# How to make your own tank.



## tenaj-6

Heres how to.

Materilas
glass. (enough to make tank)

Glass cutter.

silicone (aquariun suitible.)

Clamps (i used 7. 3 will have to be 20cm longer than your tank. 4 will have to be 20cm deeper than your tank.)

Sandpaper.

White spirits.

2nd person to help put together.

*Instructions*

1) cut glass to desired size. make the ends longer than the base by twice the thickness of the glass. the base front and back are all identical in size
TIP white spirits ensures a clean cut. put in on glass where you'll be cutting it.


2) Score glass along edges using sandpaper where the silicone will be placed.


3) put silicone along all edges of the base.

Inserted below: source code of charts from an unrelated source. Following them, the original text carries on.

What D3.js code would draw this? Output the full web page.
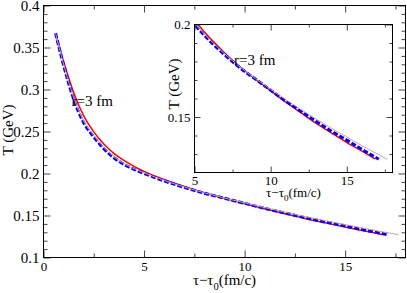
<!DOCTYPE html>
<html>
<head>
<meta charset="utf-8">
<script src="https://cdn.jsdelivr.net/npm/d3@7"></script>
<style>
  body { margin: 0; background: #fff; }
  svg { display: block; font-family: "Liberation Serif", "DejaVu Serif", serif; }
</style>
</head>
<body>
<div id="chart"></div>
<script>
// Curve data (tau - tau0 in fm/c, T in GeV)
const tauRed  = [0.6, 0.9, 1.2, 1.5, 2.0, 2.5, 2.75, 3.0, 3.25, 3.5, 4.0, 4.5, 5.0, 6.0, 7.0, 8.0, 9.0, 10.0, 11.0, 12.0, 13.0, 14.0, 15.0, 16.0, 16.85];
const tempRed = [0.367, 0.3415, 0.318, 0.2965, 0.2685, 0.2495, 0.242, 0.2352, 0.2292, 0.224, 0.2155, 0.2085, 0.2025, 0.1928, 0.1845, 0.177, 0.1705, 0.1642, 0.158, 0.1522, 0.1465, 0.1413, 0.1362, 0.1315, 0.1273];

const tauBlue  = [0.6, 0.9, 1.2, 1.5, 2.0, 2.5, 2.75, 3.0, 3.25, 3.5, 4.0, 4.5, 5.0, 6.0, 7.0, 8.0, 9.0, 10.0, 11.0, 12.0, 13.0, 14.0, 15.0, 16.0, 17.1];
const tempBlue = [0.367, 0.338, 0.3115, 0.2885, 0.2605, 0.2435, 0.2362, 0.2295, 0.2237, 0.2187, 0.2108, 0.205, 0.2, 0.1912, 0.1835, 0.1765, 0.1705, 0.1645, 0.1585, 0.153, 0.1475, 0.1423, 0.1375, 0.1325, 0.1272];

const tauTan  = [0.6, 0.9, 1.2, 1.5, 2.0, 2.5, 3.0, 3.5, 4.0, 5.0, 6.0, 7.0, 8.0, 9.0, 10.0, 11.0, 12.0, 13.0, 14.0, 15.0, 16.0, 17.0, 17.65];
const tempTan = [0.367, 0.339, 0.313, 0.2905, 0.2625, 0.245, 0.231, 0.22, 0.2118, 0.2008, 0.1918, 0.184, 0.177, 0.1708, 0.165, 0.1594, 0.154, 0.1488, 0.1439, 0.1392, 0.1345, 0.13, 0.1272];

// Tick values and labels
const mainXTicks = [0, 5, 10, 15];
const mainYTicks = [0.1, 0.15, 0.2, 0.25, 0.3, 0.35, 0.4];
const mainYLabels = ['0.1', '0.15', '0.2', '0.25', '0.3', '0.35', '0.4'];
const insetXTicks = [5, 10, 15];
const insetYTicks = [0.15, 0.2];
const insetYLabels = ['0.15', '0.2'];

const width = 407;
const height = 293;

const svg = d3.select('#chart')
    .append('svg')
    .attr('width', width)
    .attr('height', height);

// Build [x, y] pairs for a series
function toPoints(xs, ys) {
    return xs.map((d, i) => [d, ys[i]]);
}

// Draw frame, ticks on all four sides (pointing inward) and tick labels
function drawAxes(g, x, y, cfg) {
    const [left, right] = x.range();
    const [bottom, top] = y.range();

    const styleTicks = sel => {
        sel.select('.domain').remove();
        sel.selectAll('.tick line').attr('stroke', '#444');
        sel.selectAll('.tick text')
            .attr('font-family', '"Liberation Serif", serif')
            .attr('fill', '#000');
    };

    // major ticks with labels
    g.append('g')
        .attr('transform', `translate(0,${bottom})`)
        .call(d3.axisBottom(x).tickValues(cfg.xTicks).tickSize(-cfg.major).tickPadding(cfg.xPad).tickFormat(d3.format('d')))
        .call(styleTicks)
        .selectAll('text').attr('font-size', cfg.xFont);

    g.append('g')
        .attr('transform', `translate(${left},0)`)
        .call(d3.axisLeft(y).tickValues(cfg.yTicks).tickSize(-cfg.major).tickPadding(cfg.yPad).tickFormat((d, i) => cfg.yLabels[i]))
        .call(styleTicks)
        .selectAll('text').attr('font-size', cfg.yFont);

    // opposite sides, no labels
    g.append('g')
        .attr('transform', `translate(0,${top})`)
        .call(d3.axisTop(x).tickValues(cfg.xTicks).tickSize(-cfg.major).tickFormat(() => ''))
        .call(styleTicks);

    g.append('g')
        .attr('transform', `translate(${right},0)`)
        .call(d3.axisRight(y).tickValues(cfg.yTicks).tickSize(-cfg.major).tickFormat(() => ''))
        .call(styleTicks);

    // minor ticks
    const minorAxes = [
        [d3.axisBottom(x).tickValues(cfg.xMinor), `translate(0,${bottom})`],
        [d3.axisTop(x).tickValues(cfg.xMinor), `translate(0,${top})`],
        [d3.axisLeft(y).tickValues(cfg.yMinor), `translate(${left},0)`],
        [d3.axisRight(y).tickValues(cfg.yMinor), `translate(${right},0)`]
    ];
    minorAxes.forEach(([axis, tr]) => {
        g.append('g')
            .attr('transform', tr)
            .call(axis.tickSize(-cfg.minor).tickFormat(() => ''))
            .call(styleTicks);
    });

    // frame
    g.append('rect')
        .attr('x', left)
        .attr('y', top)
        .attr('width', right - left)
        .attr('height', bottom - top)
        .attr('fill', 'none')
        .attr('stroke', '#000')
        .attr('stroke-width', 1);
}

// Draw the three curves
function drawCurves(g, x, y) {
    const line = d3.line()
        .x(d => x(d[0]))
        .y(d => y(d[1]))
        .curve(d3.curveMonotoneX);

    g.append('path')
        .datum(toPoints(tauRed, tempRed))
        .attr('d', line)
        .attr('fill', 'none')
        .attr('stroke', '#ff0000')
        .attr('stroke-width', 1.5);

    g.append('path')
        .datum(toPoints(tauBlue, tempBlue))
        .attr('d', line)
        .attr('fill', 'none')
        .attr('stroke', '#0000ff')
        .attr('stroke-width', 3)
        .attr('stroke-dasharray', '5,2');

    g.append('path')
        .datum(toPoints(tauTan, tempTan))
        .attr('d', line)
        .attr('fill', 'none')
        .attr('stroke', '#c9a3a3')
        .attr('stroke-width', 1);
}

// x-axis title with subscript
function xTitle(g, cx, cy, size) {
    const t = g.append('text')
        .attr('x', cx)
        .attr('y', cy)
        .attr('text-anchor', 'middle')
        .attr('font-size', size);
    t.append('tspan').text('τ−τ');
    t.append('tspan').attr('dy', size * 0.3).attr('font-size', size * 0.7).text('0');
    t.append('tspan').attr('dy', -size * 0.3).text('(fm/c)');
}

function yTitle(g, cx, cy, size) {
    g.append('text')
        .attr('transform', `translate(${cx},${cy}) rotate(-90)`)
        .attr('text-anchor', 'middle')
        .attr('font-size', size)
        .text('T (GeV)');
}

// ---- main plot ----
const xMain = d3.scaleLinear().domain([0, 18]).range([43.5, 405.5]);
const yMain = d3.scaleLinear().domain([0.1, 0.4]).range([257.5, 5.5]);

const mainG = svg.append('g');
drawCurves(mainG, xMain, yMain);
drawAxes(mainG, xMain, yMain, {
    xTicks: mainXTicks, yTicks: mainYTicks, yLabels: mainYLabels,
    xMinor: [2.5, 7.5, 12.5, 17.5],
    yMinor: d3.range(11, 40).filter(v => v % 5 !== 0).map(v => v / 100),
    major: 7, minor: 4, xPad: 4, yPad: 4, xFont: 13, yFont: 15
});
xTitle(mainG, 224.5, 285, 15);
yTitle(mainG, 13, 130, 15);

mainG.append('text')
    .attr('x', 71.5)
    .attr('y', 105.5)
    .attr('font-size', 15)
    .text('r=3 fm');

// ---- inset ----
const xInset = d3.scaleLinear().domain([5, 18]).range([194.5, 392.5]);
const yInset = d3.scaleLinear().domain([0.12, 0.2]).range([172.5, 24.5]);

const insetG = svg.append('g');
insetG.append('rect')
    .attr('x', 194.5)
    .attr('y', 24.5)
    .attr('width', 198)
    .attr('height', 148)
    .attr('fill', '#fff');

svg.append('clipPath')
    .attr('id', 'insetClip')
    .append('rect')
    .attr('x', 194.5)
    .attr('y', 24.5)
    .attr('width', 198)
    .attr('height', 148);

drawCurves(insetG.append('g').attr('clip-path', 'url(#insetClip)'), xInset, yInset);
drawAxes(insetG, xInset, yInset, {
    xTicks: insetXTicks, yTicks: insetYTicks, yLabels: insetYLabels,
    xMinor: [7.5, 12.5, 17.5],
    yMinor: d3.range(13, 20).filter(v => v % 5 !== 0).map(v => v / 100),
    major: 6, minor: 3, xPad: 3, yPad: 4, xFont: 13, yFont: 13
});
xTitle(insetG, 293.5, 197, 13);
yTitle(insetG, 179, 84, 15);

insetG.append('text')
    .attr('x', 234)
    .attr('y', 65)
    .attr('font-size', 15)
    .text('r=3 fm');
</script>
</body>
</html>
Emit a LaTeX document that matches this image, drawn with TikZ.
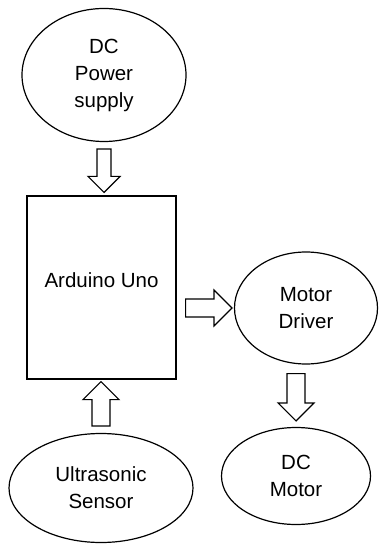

4) stick front and back of the tank to the base. get a friend to hold them in place.

5) put silicone on the sides and stick to rest. clamp the tank together i used 7. 2 holding th bottom corners 1 in the top running the length.
2 on each side holding the sides.

6) leave to cure.

Any questions dont hesitate to ask me.


----------



## Guest

.
Pictures?


----------



## tenaj-6

im avin problems gettin them up ill ave them up asap


----------



## k-dawg-

still would be interested in pics if you have a chance, but if not thats ok.


----------



## tenaj-6

i cant seem to get them up. ive tried


----------



## FishHead

try hosting the pics from www.imageshack.us


----------



## justintrask

how does it compare pricewise to buying a new tank?


----------



## tenaj-6

well i got my glass for free. so in total it cost me 3 work hours and 8 euro.


----------



## jamesandmanda

Would it not break from the water pressure ?


----------



## tenaj-6

no i ave it up and running for 2 months now and it seems to be ok.


----------



## jamesandmanda

sounds good, i could very well be embarking on some fishy diy soon


----------



## tenaj-6

you should, my 65 gallon tank cost me me 8euros to make. make sure the glass you get is thick enough tho. i used 10mm glass. although 6mm would have done,

i got the glass for free. it was orogionally used for shelving.


----------



## Nagy07

so with none of the plastic supports its still strong enough? sounds cool!


----------



## amann.nagi

Constructing your own tank is a lot cheaper than having one made, no doubt... But thats just initially... The self made tank is likely to split or crack faster than a well made one from a glazier.
Things you must consider when constructing your aquarium:

Volume! This is the most important factor to consider.
The higher the volume, the thicker your glass will need to be.

The largest of domestic tanks are constructed using 15mm glass...


----------



## Nagy07

shoot, with the tanks ive saw around hree i wouldnt even think about making my own, theres a 90 for $100 and one i rteally want to get to resell is a 180 gallon with cabnets and a canopy for $200, thats a easy $600 profit flop


----------



## Chrispy

Acrylic tanks are easier to cut and bed. Adhesive faster and stronger. Also much easier to work with. maybe buying acrylic sheets would work just as well


----------